- **Work to do**
Reproduce exactly only the lines from the line that holds "What matplotlib code" to the line that holds "0.0072, 0.007282, 0.007307]", inclusive, in the listing below, and please leave out every picture.

- **Data to use**
--------------------------------

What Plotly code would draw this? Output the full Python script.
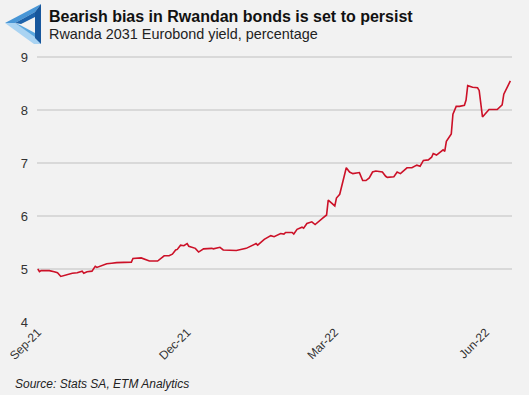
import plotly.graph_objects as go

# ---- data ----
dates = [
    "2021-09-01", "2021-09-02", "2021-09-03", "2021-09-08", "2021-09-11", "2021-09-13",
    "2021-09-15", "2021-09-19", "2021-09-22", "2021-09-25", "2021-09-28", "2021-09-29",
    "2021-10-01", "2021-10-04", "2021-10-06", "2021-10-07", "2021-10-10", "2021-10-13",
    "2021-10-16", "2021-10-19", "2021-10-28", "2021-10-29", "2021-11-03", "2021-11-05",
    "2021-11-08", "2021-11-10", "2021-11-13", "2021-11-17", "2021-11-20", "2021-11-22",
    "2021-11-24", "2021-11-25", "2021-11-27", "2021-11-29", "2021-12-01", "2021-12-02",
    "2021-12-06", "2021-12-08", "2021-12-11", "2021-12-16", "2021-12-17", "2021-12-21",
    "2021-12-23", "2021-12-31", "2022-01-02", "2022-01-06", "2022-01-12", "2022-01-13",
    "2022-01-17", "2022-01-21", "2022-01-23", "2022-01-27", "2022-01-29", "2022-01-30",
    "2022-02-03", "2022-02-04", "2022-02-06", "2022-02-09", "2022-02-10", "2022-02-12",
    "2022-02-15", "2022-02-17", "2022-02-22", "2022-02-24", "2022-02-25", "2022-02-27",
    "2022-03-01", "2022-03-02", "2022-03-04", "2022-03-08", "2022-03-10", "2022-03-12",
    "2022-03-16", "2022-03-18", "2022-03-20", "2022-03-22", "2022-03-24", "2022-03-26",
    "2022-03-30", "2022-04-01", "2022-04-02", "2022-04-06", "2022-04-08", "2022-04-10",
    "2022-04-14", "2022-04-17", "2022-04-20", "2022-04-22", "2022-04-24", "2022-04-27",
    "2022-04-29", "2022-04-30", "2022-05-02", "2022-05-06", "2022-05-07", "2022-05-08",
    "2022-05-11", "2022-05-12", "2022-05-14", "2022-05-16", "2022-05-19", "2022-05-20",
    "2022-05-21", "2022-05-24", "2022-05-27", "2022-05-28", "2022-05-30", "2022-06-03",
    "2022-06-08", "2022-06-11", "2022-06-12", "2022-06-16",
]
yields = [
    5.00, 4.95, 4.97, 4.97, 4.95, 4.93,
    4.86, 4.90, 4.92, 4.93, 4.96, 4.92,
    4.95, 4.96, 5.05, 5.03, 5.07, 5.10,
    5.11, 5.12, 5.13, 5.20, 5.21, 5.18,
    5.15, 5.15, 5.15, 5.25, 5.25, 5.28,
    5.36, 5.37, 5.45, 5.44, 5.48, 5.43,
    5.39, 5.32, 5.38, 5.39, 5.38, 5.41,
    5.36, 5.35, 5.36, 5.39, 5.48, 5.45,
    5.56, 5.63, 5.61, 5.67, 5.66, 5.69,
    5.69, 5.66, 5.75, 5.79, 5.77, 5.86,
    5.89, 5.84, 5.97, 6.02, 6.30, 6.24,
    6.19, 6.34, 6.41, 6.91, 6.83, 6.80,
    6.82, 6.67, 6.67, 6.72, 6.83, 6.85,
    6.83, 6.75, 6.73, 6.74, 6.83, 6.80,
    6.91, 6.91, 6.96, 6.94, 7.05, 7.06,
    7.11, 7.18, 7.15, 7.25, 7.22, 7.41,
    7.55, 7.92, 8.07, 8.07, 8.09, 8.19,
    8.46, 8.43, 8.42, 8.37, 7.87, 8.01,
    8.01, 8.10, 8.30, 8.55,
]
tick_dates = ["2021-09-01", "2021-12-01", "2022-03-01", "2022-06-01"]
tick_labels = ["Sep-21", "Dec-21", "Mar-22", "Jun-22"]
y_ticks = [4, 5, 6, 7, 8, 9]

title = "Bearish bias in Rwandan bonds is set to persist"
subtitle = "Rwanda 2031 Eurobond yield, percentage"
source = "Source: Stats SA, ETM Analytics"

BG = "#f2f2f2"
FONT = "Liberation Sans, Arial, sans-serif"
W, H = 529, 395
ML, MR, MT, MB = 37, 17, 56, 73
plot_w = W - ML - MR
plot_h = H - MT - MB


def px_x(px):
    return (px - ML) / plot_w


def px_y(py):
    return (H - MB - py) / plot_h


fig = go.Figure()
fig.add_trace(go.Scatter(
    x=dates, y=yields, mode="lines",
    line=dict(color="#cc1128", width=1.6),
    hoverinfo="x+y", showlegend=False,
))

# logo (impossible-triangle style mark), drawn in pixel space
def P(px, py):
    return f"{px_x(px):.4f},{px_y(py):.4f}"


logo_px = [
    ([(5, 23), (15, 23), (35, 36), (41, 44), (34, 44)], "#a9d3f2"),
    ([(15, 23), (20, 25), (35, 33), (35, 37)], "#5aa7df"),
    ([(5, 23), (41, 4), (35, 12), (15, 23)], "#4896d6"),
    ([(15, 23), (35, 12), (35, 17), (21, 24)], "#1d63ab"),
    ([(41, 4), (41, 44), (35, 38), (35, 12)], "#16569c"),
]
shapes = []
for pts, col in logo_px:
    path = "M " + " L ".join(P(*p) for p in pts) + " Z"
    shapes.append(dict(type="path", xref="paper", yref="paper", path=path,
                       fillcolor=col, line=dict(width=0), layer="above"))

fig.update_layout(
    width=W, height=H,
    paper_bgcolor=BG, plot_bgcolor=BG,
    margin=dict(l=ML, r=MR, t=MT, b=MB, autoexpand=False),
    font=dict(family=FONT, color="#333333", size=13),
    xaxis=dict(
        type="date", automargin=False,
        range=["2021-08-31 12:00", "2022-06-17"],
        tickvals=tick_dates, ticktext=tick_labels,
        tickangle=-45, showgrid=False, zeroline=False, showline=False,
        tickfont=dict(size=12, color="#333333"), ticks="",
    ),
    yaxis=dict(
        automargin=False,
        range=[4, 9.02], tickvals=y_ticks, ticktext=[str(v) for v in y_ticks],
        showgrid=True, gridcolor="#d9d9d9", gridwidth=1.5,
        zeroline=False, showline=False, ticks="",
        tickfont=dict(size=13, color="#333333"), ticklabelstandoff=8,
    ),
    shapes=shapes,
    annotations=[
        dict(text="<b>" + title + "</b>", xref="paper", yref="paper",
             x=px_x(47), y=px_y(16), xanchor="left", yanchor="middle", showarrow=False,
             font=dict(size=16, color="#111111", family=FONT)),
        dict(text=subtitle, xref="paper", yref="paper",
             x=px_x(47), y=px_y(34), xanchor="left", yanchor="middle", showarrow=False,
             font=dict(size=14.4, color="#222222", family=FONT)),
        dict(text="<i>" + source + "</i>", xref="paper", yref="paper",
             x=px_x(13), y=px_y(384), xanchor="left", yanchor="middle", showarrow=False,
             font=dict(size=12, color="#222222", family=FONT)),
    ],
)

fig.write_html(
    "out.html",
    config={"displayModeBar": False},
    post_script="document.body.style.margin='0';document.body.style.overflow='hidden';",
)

--------------------------------

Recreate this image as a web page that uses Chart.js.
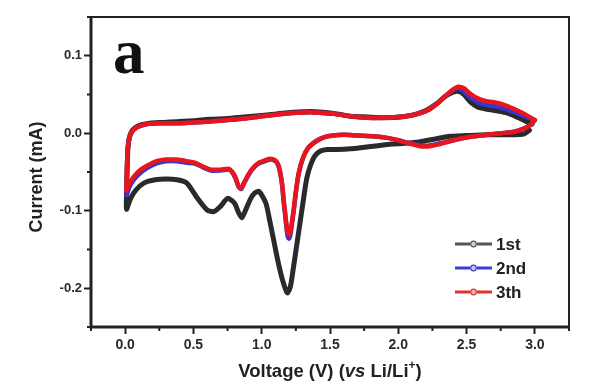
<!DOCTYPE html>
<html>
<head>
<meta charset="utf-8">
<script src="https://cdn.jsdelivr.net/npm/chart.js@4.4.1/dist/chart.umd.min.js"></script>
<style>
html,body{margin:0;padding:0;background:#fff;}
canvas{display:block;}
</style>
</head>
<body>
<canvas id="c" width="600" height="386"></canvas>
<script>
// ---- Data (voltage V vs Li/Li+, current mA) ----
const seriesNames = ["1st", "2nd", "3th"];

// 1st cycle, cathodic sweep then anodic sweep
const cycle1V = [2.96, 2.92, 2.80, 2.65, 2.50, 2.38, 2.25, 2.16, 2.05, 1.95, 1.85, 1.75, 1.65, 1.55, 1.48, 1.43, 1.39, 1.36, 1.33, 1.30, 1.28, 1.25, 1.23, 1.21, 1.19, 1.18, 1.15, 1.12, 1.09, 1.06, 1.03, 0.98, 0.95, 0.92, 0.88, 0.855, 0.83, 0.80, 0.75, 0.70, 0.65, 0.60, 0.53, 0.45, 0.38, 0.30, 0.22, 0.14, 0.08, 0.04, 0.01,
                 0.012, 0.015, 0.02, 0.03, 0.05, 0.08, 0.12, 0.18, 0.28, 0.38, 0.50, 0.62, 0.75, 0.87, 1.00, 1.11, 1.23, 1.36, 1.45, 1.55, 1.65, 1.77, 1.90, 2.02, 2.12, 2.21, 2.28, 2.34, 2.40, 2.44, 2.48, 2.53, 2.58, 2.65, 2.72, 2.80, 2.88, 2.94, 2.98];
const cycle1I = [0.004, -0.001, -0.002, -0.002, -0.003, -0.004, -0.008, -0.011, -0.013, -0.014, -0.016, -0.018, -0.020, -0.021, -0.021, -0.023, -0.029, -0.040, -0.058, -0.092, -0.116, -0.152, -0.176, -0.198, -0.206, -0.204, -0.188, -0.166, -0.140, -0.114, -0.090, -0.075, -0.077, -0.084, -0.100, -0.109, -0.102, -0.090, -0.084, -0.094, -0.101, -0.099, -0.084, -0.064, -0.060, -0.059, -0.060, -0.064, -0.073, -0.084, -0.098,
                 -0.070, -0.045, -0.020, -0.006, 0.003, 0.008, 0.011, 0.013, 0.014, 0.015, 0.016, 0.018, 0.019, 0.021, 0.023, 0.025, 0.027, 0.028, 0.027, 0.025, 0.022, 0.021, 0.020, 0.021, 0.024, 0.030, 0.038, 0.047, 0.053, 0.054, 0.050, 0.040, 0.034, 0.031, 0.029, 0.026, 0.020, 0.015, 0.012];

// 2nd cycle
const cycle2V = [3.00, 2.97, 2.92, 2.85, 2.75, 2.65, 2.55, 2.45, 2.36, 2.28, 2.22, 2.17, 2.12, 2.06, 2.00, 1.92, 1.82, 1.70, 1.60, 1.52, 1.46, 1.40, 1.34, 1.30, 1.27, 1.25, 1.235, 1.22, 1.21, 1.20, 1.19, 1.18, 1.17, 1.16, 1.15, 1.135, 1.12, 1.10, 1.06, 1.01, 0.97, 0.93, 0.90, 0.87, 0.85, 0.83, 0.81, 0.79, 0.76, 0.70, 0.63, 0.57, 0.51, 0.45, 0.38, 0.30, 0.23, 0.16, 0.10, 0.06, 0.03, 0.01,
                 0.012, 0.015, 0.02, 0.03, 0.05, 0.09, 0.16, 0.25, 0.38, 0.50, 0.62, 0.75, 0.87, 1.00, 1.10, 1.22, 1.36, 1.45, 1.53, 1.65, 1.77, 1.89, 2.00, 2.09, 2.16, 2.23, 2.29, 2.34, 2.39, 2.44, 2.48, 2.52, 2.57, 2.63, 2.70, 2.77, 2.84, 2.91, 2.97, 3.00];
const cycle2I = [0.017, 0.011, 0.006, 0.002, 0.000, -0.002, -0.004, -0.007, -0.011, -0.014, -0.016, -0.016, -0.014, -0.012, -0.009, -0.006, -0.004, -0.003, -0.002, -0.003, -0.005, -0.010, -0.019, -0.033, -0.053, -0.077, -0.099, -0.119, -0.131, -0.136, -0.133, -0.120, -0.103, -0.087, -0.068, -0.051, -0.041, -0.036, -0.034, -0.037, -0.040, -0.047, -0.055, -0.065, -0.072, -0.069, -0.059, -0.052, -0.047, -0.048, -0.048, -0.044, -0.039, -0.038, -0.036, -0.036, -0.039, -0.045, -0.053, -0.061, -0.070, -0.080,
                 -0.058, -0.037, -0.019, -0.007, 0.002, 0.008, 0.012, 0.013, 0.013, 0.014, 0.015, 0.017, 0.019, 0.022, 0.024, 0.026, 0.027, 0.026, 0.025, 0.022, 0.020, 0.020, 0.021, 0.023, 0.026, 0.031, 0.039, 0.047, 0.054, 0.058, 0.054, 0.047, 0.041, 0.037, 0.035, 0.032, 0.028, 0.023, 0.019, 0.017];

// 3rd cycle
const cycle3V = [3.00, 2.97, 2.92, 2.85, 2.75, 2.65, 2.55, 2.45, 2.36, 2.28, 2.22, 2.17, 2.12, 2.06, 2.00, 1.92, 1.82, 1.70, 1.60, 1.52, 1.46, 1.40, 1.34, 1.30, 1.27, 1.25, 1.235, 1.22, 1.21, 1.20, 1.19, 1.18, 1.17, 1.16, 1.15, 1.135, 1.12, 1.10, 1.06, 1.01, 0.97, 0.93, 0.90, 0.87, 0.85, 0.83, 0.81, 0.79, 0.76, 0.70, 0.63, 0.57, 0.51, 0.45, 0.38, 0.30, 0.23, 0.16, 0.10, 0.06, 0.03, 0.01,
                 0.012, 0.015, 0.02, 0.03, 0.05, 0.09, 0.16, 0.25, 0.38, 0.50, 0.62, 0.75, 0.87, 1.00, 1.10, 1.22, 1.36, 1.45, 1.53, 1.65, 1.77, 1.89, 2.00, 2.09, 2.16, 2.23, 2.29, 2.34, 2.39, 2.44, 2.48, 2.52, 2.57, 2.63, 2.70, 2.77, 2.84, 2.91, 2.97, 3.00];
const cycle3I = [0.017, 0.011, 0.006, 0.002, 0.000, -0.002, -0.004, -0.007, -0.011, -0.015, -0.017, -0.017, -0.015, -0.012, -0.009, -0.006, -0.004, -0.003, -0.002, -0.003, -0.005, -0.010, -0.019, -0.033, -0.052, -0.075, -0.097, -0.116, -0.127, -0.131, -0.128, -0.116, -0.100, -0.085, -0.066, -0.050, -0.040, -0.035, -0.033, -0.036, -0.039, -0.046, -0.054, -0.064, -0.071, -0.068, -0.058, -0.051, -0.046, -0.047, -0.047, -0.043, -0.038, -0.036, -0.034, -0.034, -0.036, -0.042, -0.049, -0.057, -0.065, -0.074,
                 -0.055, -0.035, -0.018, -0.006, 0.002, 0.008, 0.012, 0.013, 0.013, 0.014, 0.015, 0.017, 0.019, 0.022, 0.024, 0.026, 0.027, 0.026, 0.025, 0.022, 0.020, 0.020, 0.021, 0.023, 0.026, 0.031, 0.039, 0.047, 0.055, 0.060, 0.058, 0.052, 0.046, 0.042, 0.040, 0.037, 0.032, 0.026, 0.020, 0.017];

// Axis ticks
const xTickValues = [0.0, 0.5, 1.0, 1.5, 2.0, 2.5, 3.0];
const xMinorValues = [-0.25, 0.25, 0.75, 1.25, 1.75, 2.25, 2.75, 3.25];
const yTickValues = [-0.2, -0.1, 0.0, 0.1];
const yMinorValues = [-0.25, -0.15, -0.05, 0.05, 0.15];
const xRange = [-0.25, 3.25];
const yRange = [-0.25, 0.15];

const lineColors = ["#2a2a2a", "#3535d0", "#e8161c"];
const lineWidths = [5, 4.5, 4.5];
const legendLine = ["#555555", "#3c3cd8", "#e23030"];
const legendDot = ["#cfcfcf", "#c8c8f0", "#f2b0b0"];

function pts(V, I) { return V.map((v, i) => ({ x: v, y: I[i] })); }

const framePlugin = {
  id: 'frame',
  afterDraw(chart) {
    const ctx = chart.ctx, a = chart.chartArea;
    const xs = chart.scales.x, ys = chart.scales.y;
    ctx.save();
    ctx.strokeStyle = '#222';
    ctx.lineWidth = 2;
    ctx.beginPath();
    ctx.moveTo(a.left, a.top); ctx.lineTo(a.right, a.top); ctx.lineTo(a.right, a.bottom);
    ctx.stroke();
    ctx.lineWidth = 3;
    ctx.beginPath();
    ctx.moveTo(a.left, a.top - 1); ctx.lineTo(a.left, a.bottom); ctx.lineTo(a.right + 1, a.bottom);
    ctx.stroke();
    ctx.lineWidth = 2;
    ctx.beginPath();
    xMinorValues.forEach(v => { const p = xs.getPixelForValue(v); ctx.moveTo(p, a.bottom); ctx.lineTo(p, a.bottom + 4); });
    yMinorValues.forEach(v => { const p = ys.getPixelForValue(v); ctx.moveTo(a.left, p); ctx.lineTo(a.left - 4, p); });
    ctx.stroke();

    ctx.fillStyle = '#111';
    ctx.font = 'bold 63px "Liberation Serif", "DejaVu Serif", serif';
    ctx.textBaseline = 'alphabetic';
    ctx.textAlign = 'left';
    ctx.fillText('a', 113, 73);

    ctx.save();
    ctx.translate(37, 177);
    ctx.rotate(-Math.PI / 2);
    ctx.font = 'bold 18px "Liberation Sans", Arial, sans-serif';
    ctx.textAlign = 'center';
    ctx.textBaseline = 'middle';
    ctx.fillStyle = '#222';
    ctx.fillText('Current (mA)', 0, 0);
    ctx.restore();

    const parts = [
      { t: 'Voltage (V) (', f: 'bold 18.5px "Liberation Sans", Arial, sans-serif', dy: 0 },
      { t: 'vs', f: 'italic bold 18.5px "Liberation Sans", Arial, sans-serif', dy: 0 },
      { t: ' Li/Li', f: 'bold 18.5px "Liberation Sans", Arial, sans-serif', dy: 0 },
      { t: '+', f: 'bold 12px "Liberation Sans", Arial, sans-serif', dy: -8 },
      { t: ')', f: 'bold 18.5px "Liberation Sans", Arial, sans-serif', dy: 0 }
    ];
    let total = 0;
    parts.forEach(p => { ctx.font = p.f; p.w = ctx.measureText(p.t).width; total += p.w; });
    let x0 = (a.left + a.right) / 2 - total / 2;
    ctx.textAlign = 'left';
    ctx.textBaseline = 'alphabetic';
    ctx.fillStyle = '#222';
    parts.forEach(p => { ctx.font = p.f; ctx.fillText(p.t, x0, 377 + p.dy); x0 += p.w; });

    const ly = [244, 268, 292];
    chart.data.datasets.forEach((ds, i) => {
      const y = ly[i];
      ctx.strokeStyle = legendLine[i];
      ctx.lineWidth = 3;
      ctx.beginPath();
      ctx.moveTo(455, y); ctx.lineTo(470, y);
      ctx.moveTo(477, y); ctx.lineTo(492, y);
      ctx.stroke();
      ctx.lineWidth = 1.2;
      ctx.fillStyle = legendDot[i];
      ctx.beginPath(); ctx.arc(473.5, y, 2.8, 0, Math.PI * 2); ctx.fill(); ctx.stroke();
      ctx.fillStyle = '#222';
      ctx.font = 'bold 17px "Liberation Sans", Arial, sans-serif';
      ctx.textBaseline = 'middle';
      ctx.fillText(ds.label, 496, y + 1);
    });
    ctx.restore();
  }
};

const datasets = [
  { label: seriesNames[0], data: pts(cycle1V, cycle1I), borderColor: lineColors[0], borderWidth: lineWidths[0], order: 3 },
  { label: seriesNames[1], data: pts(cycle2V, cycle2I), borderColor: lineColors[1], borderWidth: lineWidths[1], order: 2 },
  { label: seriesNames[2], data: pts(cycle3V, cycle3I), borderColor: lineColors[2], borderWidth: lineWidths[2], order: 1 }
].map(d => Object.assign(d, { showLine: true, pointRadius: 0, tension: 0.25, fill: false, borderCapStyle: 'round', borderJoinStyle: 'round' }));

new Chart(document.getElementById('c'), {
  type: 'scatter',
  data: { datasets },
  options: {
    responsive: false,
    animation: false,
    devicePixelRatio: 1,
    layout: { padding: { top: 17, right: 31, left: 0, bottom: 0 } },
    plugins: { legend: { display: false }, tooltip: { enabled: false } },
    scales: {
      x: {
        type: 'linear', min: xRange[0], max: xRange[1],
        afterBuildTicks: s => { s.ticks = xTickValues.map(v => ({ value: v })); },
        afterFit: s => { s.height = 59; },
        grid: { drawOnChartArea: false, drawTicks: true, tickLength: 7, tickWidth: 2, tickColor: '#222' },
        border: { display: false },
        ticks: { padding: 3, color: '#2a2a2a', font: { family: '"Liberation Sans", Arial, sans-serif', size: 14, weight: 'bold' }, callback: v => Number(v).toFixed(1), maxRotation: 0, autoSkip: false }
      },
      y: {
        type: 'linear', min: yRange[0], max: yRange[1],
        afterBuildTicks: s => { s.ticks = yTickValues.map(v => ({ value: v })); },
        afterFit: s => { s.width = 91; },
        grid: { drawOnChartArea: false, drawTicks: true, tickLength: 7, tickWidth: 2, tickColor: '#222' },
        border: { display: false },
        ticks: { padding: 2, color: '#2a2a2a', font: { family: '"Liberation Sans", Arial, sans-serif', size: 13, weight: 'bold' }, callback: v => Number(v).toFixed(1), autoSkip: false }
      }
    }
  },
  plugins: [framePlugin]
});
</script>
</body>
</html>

--------------------------------

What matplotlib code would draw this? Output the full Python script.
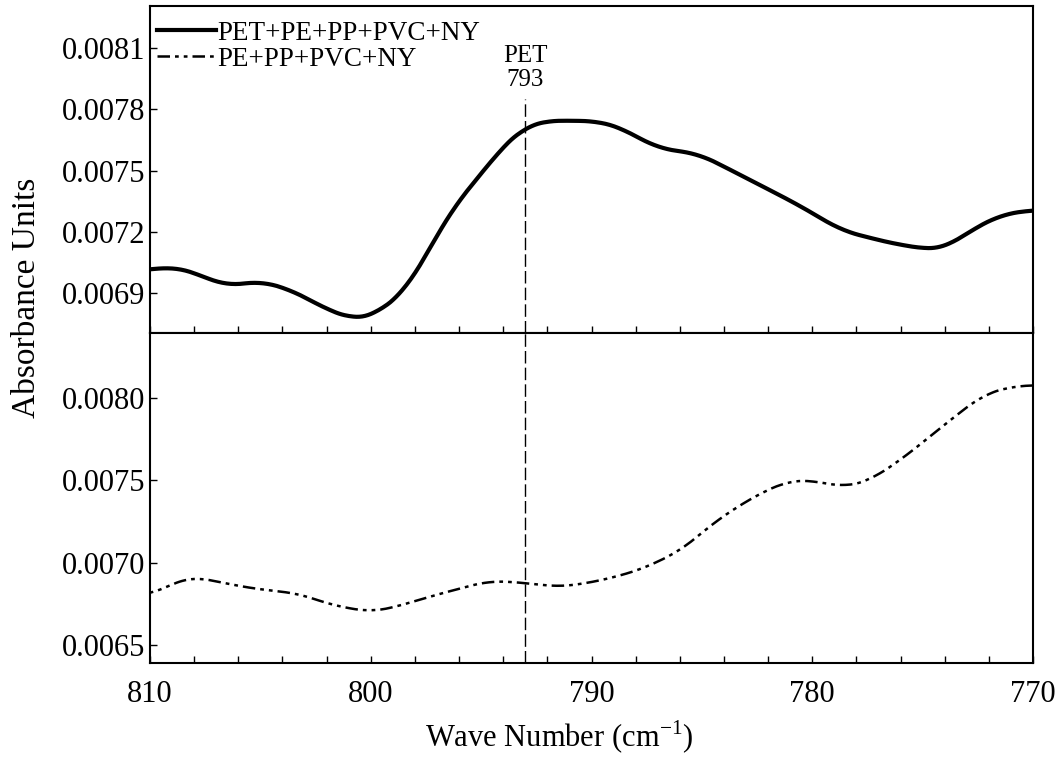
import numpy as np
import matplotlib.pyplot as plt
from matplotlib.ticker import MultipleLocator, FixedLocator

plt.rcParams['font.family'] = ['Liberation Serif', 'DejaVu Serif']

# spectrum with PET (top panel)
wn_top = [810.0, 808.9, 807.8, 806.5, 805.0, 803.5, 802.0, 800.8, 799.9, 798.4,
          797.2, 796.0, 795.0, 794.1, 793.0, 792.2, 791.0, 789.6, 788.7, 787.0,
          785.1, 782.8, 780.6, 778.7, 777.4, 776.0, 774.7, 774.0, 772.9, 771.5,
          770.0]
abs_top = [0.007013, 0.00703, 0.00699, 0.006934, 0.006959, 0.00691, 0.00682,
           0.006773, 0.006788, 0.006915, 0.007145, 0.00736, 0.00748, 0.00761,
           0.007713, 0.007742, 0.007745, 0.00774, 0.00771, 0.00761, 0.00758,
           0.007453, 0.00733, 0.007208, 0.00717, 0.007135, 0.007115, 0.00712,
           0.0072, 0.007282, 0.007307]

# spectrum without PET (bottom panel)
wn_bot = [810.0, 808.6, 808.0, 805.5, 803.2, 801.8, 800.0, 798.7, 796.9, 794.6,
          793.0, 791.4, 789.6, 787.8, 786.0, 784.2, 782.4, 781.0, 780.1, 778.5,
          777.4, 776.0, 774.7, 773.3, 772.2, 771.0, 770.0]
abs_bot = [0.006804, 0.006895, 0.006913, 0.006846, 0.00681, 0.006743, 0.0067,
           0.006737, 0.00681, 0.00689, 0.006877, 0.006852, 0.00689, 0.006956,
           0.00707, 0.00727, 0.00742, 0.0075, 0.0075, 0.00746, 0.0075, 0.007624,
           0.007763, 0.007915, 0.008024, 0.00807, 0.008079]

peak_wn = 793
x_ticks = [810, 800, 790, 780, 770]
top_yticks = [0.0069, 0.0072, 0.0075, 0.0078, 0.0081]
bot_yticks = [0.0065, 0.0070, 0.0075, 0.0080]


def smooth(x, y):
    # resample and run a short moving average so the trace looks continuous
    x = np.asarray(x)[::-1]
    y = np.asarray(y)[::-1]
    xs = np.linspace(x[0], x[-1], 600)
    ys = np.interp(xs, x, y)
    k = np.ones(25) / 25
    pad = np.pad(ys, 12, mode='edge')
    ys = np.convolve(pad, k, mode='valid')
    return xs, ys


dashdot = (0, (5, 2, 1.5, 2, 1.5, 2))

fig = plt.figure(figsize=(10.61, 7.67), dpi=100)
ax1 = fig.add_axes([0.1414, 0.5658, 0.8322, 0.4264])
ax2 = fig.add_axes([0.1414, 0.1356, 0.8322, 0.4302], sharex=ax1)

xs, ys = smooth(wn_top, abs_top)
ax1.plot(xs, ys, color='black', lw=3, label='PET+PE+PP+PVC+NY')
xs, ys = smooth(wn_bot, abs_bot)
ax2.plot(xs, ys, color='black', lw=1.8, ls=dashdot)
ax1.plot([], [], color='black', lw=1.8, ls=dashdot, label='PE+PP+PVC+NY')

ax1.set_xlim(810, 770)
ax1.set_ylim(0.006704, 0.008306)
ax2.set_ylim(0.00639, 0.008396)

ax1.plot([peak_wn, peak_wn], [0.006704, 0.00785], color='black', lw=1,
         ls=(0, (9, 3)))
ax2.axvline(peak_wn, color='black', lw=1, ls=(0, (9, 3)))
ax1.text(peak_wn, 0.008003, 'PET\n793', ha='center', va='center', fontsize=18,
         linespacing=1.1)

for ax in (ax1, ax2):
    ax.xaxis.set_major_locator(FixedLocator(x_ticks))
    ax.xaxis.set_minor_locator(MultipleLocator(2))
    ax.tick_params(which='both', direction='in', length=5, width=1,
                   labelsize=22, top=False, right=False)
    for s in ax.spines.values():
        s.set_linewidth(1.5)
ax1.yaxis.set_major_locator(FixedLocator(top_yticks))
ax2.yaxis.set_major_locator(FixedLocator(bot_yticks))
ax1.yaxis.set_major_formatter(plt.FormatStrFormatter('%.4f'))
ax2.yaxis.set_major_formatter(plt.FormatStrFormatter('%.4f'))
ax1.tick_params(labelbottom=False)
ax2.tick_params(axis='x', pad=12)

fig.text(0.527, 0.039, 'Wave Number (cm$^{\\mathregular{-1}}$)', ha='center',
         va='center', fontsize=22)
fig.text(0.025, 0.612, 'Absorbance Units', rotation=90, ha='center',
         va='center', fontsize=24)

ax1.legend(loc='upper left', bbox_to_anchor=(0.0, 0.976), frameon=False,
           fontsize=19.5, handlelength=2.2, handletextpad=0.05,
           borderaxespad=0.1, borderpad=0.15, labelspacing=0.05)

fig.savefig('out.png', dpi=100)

--------------------------------

- **Exercise result**
What matplotlib code would draw this? Output the full Python script.
import numpy as np
import matplotlib.pyplot as plt
from matplotlib.ticker import MultipleLocator, FixedLocator

plt.rcParams['font.family'] = ['Liberation Serif', 'DejaVu Serif']

# spectrum with PET (top panel)
wn_top = [810.0, 808.9, 807.8, 806.5, 805.0, 803.5, 802.0, 800.8, 799.9, 798.4,
          797.2, 796.0, 795.0, 794.1, 793.0, 792.2, 791.0, 789.6, 788.7, 787.0,
          785.1, 782.8, 780.6, 778.7, 777.4, 776.0, 774.7, 774.0, 772.9, 771.5,
          770.0]
abs_top = [0.007013, 0.00703, 0.00699, 0.006934, 0.006959, 0.00691, 0.00682,
           0.006773, 0.006788, 0.006915, 0.007145, 0.00736, 0.00748, 0.00761,
           0.007713, 0.007742, 0.007745, 0.00774, 0.00771, 0.00761, 0.00758,
           0.007453, 0.00733, 0.007208, 0.00717, 0.007135, 0.007115, 0.00712,
           0.0072, 0.007282, 0.007307]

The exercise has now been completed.